С трудом шевеля губами, Лето задал вопрос, которого больше всего боялся:
– А тело Виктора?..
Тессия отвела взгляд в сторону.
– Вашего сына нашли. Капитан Суэйн Гойре немедленно законсервировал останки, хотя я не понимаю зачем. Гойре тоже очень любил мальчика.
– Я знаю, – сказал Лето.
Он посмотрел на красновато-розовую плоть внутри саркофага, не узнавая в ней своего друга. Клинотрон был так похож на гроб, что Лето явственно представил себе, как его погребают в землю, выдернув провода и трубки.
– Мы можем что-то сделать для него или все это бесполезные усилия?
Лето заметил, что в ответ на его вопрос лицо Тессии напряглось, а в глазах вспыхнул огонь холодной ярости. Понизив голос до шепота, она сказала:
– Я буду надеяться до его последнего вздоха.

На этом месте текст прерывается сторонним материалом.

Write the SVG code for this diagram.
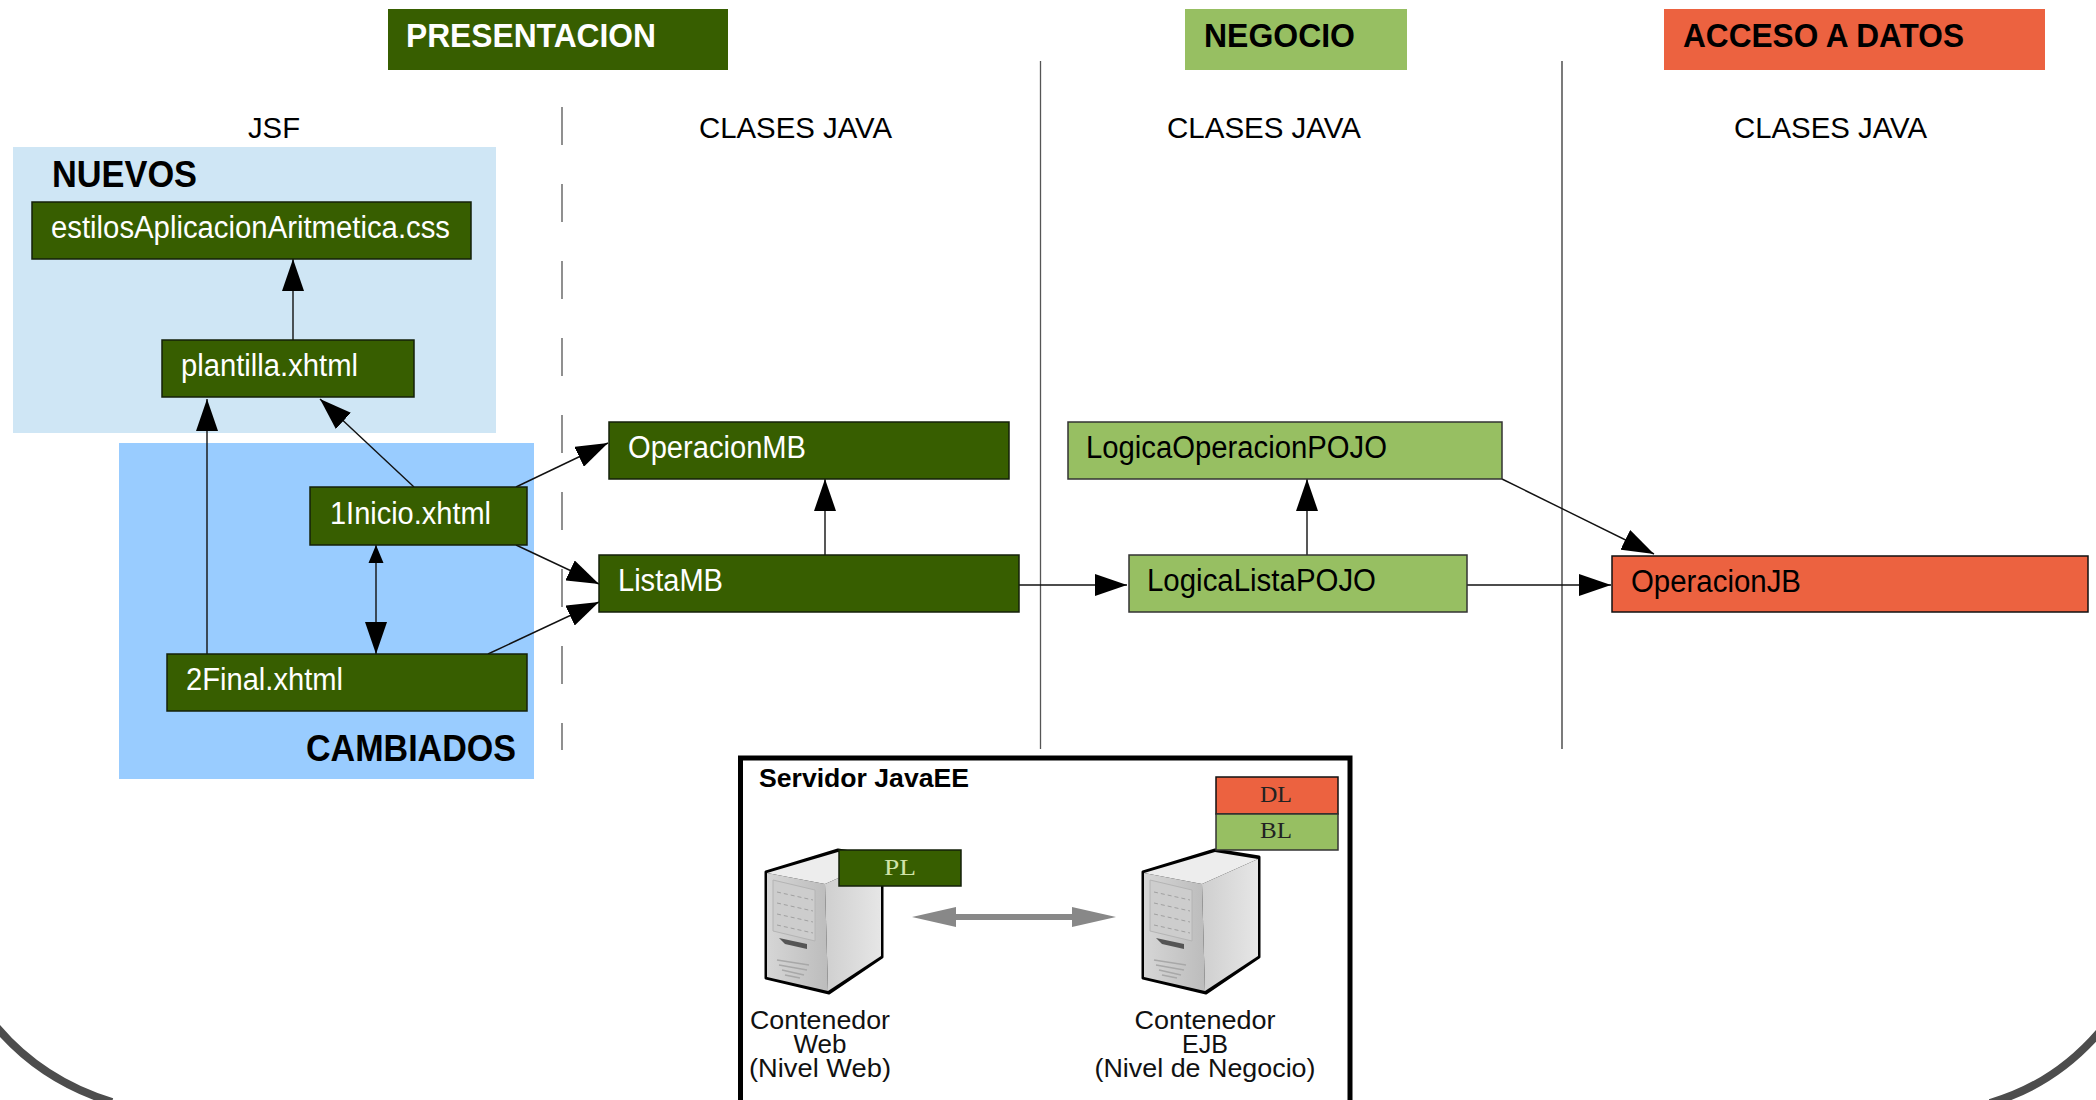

– Милорд герцог! – В голосе вошедшего в палату дежурного санитара прозвучали укоризненные нотки. – Вы не должны вставать, сэр. Вам надо восстановить свои силы. Вы очень тяжело ранены, и я не могу разрешить вам…
Лето поднял руку.
– Не говорите мне о тяжелых ранах, когда я стою у колпака, под которым лежит мой друг.
Худое лицо санитара вспыхнуло, и он резко дернул своей тонкой длинной шеей, став в этот момент похожим на цаплю. Однако он вежливо, но твердо взял Лето за рукав своей чисто вымытой рукой.
– Прошу вас, милорд. Я служу здесь не для того, чтобы сравнивать тяжесть ран. Моя цель – следить за тем, чтобы герцог Дома Атрейдесов поправился как можно быстрее. Это и ваш долг, сэр.
Тессия прикоснулась к колпаку клинотрона и посмотрела в глаза Лето.
– Да, Лето. Никто не снял с вас ответственности за Каладан. Ромбур никогда не позволил бы вам бросить все из-за его болезни.
Лето позволил увести себя обратно в палату, осторожно ступая по холодному полу вслед за санитаром, который повел его к койке. Умом герцог понимал, что должен скорее выздороветь хотя бы для того, чтобы разобраться в причинах несчастья.
Запершись в своих покоях, Кайлея часами выла, как раненый зверь. Отказавшись разговаривать с кем бы то ни было, она не выходила из спальни ни для того, чтобы навестить герцога, ни для того, чтобы посмотреть на то, что осталось от ее родного брата. Но в глубине души она понимала, что не может смотреть в глаза самой себе, той чудовищной вине, неискупимому стыду и позору.